EXERCISE PROMPT:
Could the lines from the start of the data through the line with "cinza_texto = '#777777'" be set down exactly, with no pictures among them?

-- start GIVEN MATERIAL --

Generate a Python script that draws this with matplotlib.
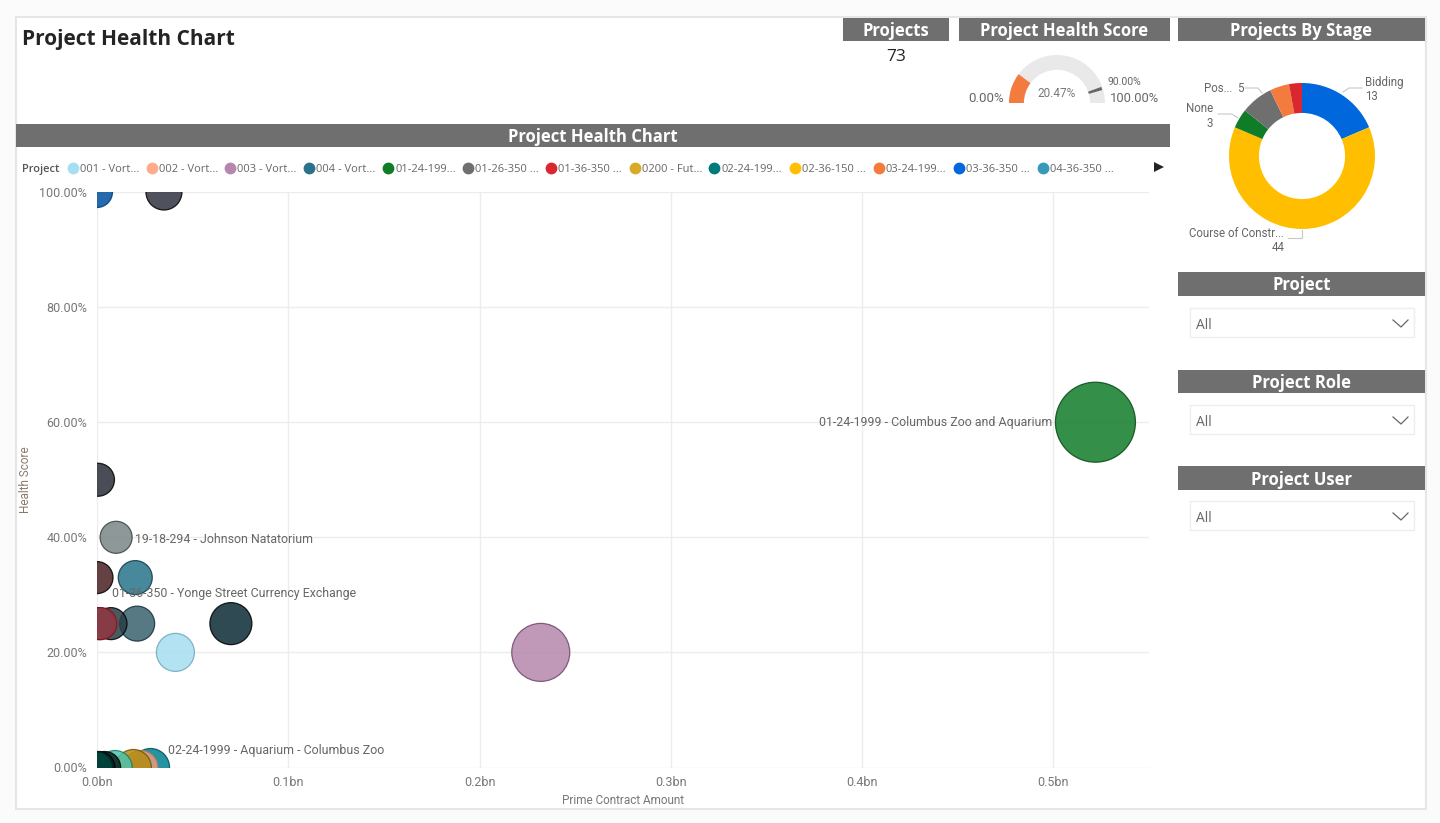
import matplotlib.pyplot as plt              #Biblioteca para gerar gráficos 2D
from matplotlib.patches import Rectangle, Wedge   #Formas usadas nos painéis e no medidor

plt.rcParams['font.family'] = ['Open Sans', 'DejaVu Sans']

cinza_barra = '#6f6f6f'
cinza_texto = '#777777'

#Dados do gráfico de bolhas
projetos_bolha = ['02-36', '01-36', '003', '004', '01-24', '01-26', '0200', '001', '002', '02-24', '03-36', '04-36', '03-24', '05-18', '05-36', '06-24', '07-36', '08-36', '09-24', '19-18', '10-36']
valor_contrato = [0.522, 0.232, 0.041, 0.070, 0.021, 0.0073, 0.001, 0.002, 0.020, 0.0, 0.010, 0.0005, 0.035, 0.0, 0.028, 0.023, 0.019, 0.0095, 0.004, 0.001, 0.0]
nota_saude = [60, 20, 20, 25, 25, 25, 25, 25, 33, 33, 40, 50, 100, 100, 0, 0, 0, 0, 0, 0, 0]
tamanho_bolha = [80, 58, 38, 42, 35, 32, 32, 32, 34, 32, 32, 33, 36, 31, 38, 34, 36, 34, 32, 32, 31]
cor_bolha = ['#107c28', '#b687ac', '#a6dff0', '#0b2a35', '#39626f', '#2a3d45', '#14405a', '#9a3a44', '#28738a', '#4a1f22', '#7a8686', '#2a2d38', '#30343f', '#004f9f', '#007f92', '#e59e7e', '#b58a10', '#4cc4ac', '#0a1d20', '#0a1d20', '#004840']
borda_bolha = ['#0a4a18', '#6e4868', '#6fa8ba', '#000000', '#14303a', '#000000', '#0a2030', '#8a0f18', '#0f3a48', '#000000', '#3a4444', '#000000', '#000000', '#003a78', '#004f5c', '#b07858', '#705408', '#1f7868', '#000000', '#000000', '#002a24']

#Dados da legenda
legenda_nomes = ['001 - Vort...', '002 - Vort...', '003 - Vort...', '004 - Vort...', '01-24-199...', '01-26-350 ...', '01-36-350 ...', '0200 - Fut...', '02-24-199...', '02-36-150 ...', '03-24-199...', '03-36-350 ...', '04-36-350 ...']
legenda_cores = ['#a6dff0', '#ffab8c', '#b687ac', '#28738a', '#107c28', '#6f6f6f', '#d9262f', '#d9a928', '#007a7a', '#ffbf00', '#f47b3e', '#0068dc', '#3599b8']

#Dados do gráfico de rosca
estagios = ['Bidding', 'Course of Construction', 'None', 'Post', 'Other', 'Pre']
estagios_valores = [13, 44, 3, 5, 3, 2]
estagios_cores = ['#0068dc', '#ffbf00', '#107c28', '#6f6f6f', '#f47b3e', '#d9262f']

#Dados do medidor e dos cartões
total_projetos = 73
nota_geral = 20.47
nota_alvo = 90.0


def eixo_em_pixels(fig, x0, y0, x1, y1):
    ax = fig.add_axes([x0 / 1440, 1 - y1 / 823, (x1 - x0) / 1440, (y1 - y0) / 823])
    return ax


def desenhar_paineis(fig):
    ax = fig.add_axes([0, 0, 1, 1])
    ax.set_xlim(0, 1440)
    ax.set_ylim(823, 0)
    ax.axis('off')
    ax.add_patch(Rectangle((15.5, 16.5), 1410, 792, facecolor='white', edgecolor='#e6e6e6', lw=1.5))
    ax.text(22, 39, 'Project Health Chart', fontsize=15, fontweight='bold', color='#252423', va='center')

    barras = [('Projects', 843, 949, 18, 41), ('Project Health Score', 959, 1170, 18, 41), ('Projects By Stage', 1178, 1425, 18, 41),
              ('Project Health Chart', 16, 1170, 124, 147), ('Project', 1178, 1425, 272, 296), ('Project Role', 1178, 1425, 370, 393), ('Project User', 1178, 1425, 466, 490)]
    for nome, x0, x1, y0, y1 in barras:
        ax.add_patch(Rectangle((x0, y0), x1 - x0, y1 - y0, color=cinza_barra, lw=0))
        ax.text((x0 + x1) / 2, (y0 + y1) / 2 + 1.5, nome, color='white', fontsize=12, fontweight='bold', ha='center', va='center')

    ax.text(896, 57, str(total_projetos), fontsize=12.5, color='#252423', ha='center', va='center')

    for y0 in [308, 405, 501]:  #Caixas de seleção
        ax.add_patch(Rectangle((1190, y0), 224, 29, facecolor='white', edgecolor='#eeeeee', lw=1))
        ax.text(1196, y0 + 17, 'All', fontsize=10, color='#666666', va='center')
        ax.plot([1393, 1401, 1408], [y0 + 12, y0 + 19, y0 + 12], color='#666666', lw=0.9)

    #Legenda
    ax.text(22, 169, 'Project', fontsize=8, fontweight='semibold', color='#555555', va='center')
    posicoes = [73, 152, 230, 309, 388, 468, 551, 635, 714, 795, 879, 959, 1043]
    for x, nome, cor in zip(posicoes, legenda_nomes, legenda_cores):
        ax.plot(x, 168, 'o', ms=8.5, color=cor, mew=0)
        ax.text(x + 7, 169, nome, fontsize=8, color='#666666', va='center')
    ax.plot(1159, 167, '>', ms=7, color='#252423', mew=0)

    #Rótulos da rosca
    rotulos = [(1365, 82, 'Bidding', 'left'), (1365, 96, '13', 'left'), (1204, 88, 'Pos...', 'left'), (1240, 88, '5', 'center'),
               (1213, 108, 'None', 'right'), (1213, 123, '3', 'right'), (1284, 233, 'Course of Constr...', 'right'), (1278, 247, '44', 'center')]
    for x, y, texto, alinhamento in rotulos:
        ax.text(x, y, texto, fontsize=8.3, color='#666666', family='Roboto', ha=alinhamento, va='center')
    linhas = [([1343, 1349, 1362], [92, 88, 88]), ([1245, 1258, 1262], [88, 88, 93]), ([1218, 1232, 1238], [114, 114, 118]), ([1288, 1302, 1302], [238, 238, 230])]
    for xs, ys in linhas:
        ax.plot(xs, ys, color='#c8c8c8', lw=0.8)

    #Rótulos do medidor
    ax.text(1057, 93, f'{nota_geral:.2f}%', fontsize=8.5, color='#777777', family='Roboto', ha='center', va='center')
    ax.text(1004, 98, '0.00%', fontsize=9.5, color='#666666', family='Roboto', ha='right', va='center')
    ax.text(1110, 98, '100.00%', fontsize=9.3, color='#666666', family='Roboto', ha='left', va='center')
    ax.text(1108, 82, f'{nota_alvo:.2f}%', fontsize=7.5, color='#666666', family='Roboto', ha='left', va='center')


def gerar_bolhas(fig):
    ax = eixo_em_pixels(fig, 97, 192, 1149, 767.5)
    ax.patch.set_alpha(0)
    area = [(d * 0.72) ** 2 for d in tamanho_bolha]  #Diâmetro em pixels para pontos ao quadrado
    ax.scatter(valor_contrato, nota_saude, s=area, c=cor_bolha, edgecolors=borda_bolha, linewidths=0.9, alpha=0.85, zorder=3)
    ax.set_xlim(0, 0.55)
    ax.set_ylim(0, 100)
    ax.set_xticks([0, 0.1, 0.2, 0.3, 0.4, 0.5])
    ax.set_xticklabels(['0.0bn', '0.1bn', '0.2bn', '0.3bn', '0.4bn', '0.5bn'])
    ax.set_yticks([0, 20, 40, 60, 80, 100])
    ax.set_yticklabels(['0.00%', '20.00%', '40.00%', '60.00%', '80.00%', '100.00%'])
    ax.tick_params(axis='x', length=0, labelsize=9, labelcolor=cinza_texto, pad=6)
    ax.tick_params(axis='y', length=0, labelsize=9, labelcolor=cinza_texto, pad=7)
    plt.setp(ax.get_xticklabels(), family='Roboto')
    plt.setp(ax.get_yticklabels(), family='Roboto')
    for lado in ax.spines.values():
        lado.set_visible(False)
    ax.grid(color='#ececec', lw=1)
    ax.set_axisbelow(True)
    ax.set_xlabel('Prime Contract Amount', fontsize=8.5, color=cinza_texto, family='Roboto', labelpad=4)
    ax.set_ylabel('Health Score', fontsize=8.5, color='#8a7a6a', family='Roboto', labelpad=5)

    texto = dict(fontsize=8.9, color='#666666', family='Roboto', va='center', zorder=4)
    ax.text(0.4995, 60, '01-24-1999 - Columbus Zoo and Aquarium', ha='right', **texto)
    ax.text(0.0200, 39.6, '19-18-294 - Johnson Natatorium', ha='left', **texto)
    ax.text(0.0080, 30.2, '01-36-350 - Yonge Street Currency Exchange', ha='left', **texto)
    ax.text(0.0370, 2.9, '02-24-1999 - Aquarium - Columbus Zoo', ha='left', **texto)


def gerar_rosca(fig):
    ax = eixo_em_pixels(fig, 1229, 83, 1375, 229)
    ax.pie(estagios_valores, colors=estagios_cores, startangle=90, counterclock=False, radius=1, wedgeprops={'width': 0.41})
    ax.set_xlim(-1, 1)
    ax.set_ylim(-1, 1)


def gerar_medidor(fig):
    ax = eixo_em_pixels(fig, 1009, 55, 1105, 103)
    ax.set_xlim(-1, 1)
    ax.set_ylim(0, 1)
    ax.axis('off')
    angulo = 180 * (1 - nota_geral / 100)
    ax.add_patch(Wedge((0, 0), 1, 0, 180, width=0.31, color='#e9e9e9', lw=0))
    ax.add_patch(Wedge((0, 0), 1, angulo, 180, width=0.31, color='#f47b3e', lw=0))
    alvo = 180 * (1 - nota_alvo / 100)
    ax.add_patch(Wedge((0, 0), 0.98, alvo - 2, alvo + 2, width=0.29, color='#666666', lw=0))


fig = plt.figure(figsize=(14.4, 8.23), facecolor='#fbfbfb')
desenhar_paineis(fig)
gerar_bolhas(fig)
gerar_rosca(fig)
gerar_medidor(fig)
plt.savefig('out.png', dpi=100)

-- end GIVEN MATERIAL --

COMPLETED EXERCISE:
Generate a Python script that draws this with matplotlib.
import matplotlib.pyplot as plt              #Biblioteca para gerar gráficos 2D
from matplotlib.patches import Rectangle, Wedge   #Formas usadas nos painéis e no medidor

plt.rcParams['font.family'] = ['Open Sans', 'DejaVu Sans']

cinza_barra = '#6f6f6f'
cinza_texto = '#777777'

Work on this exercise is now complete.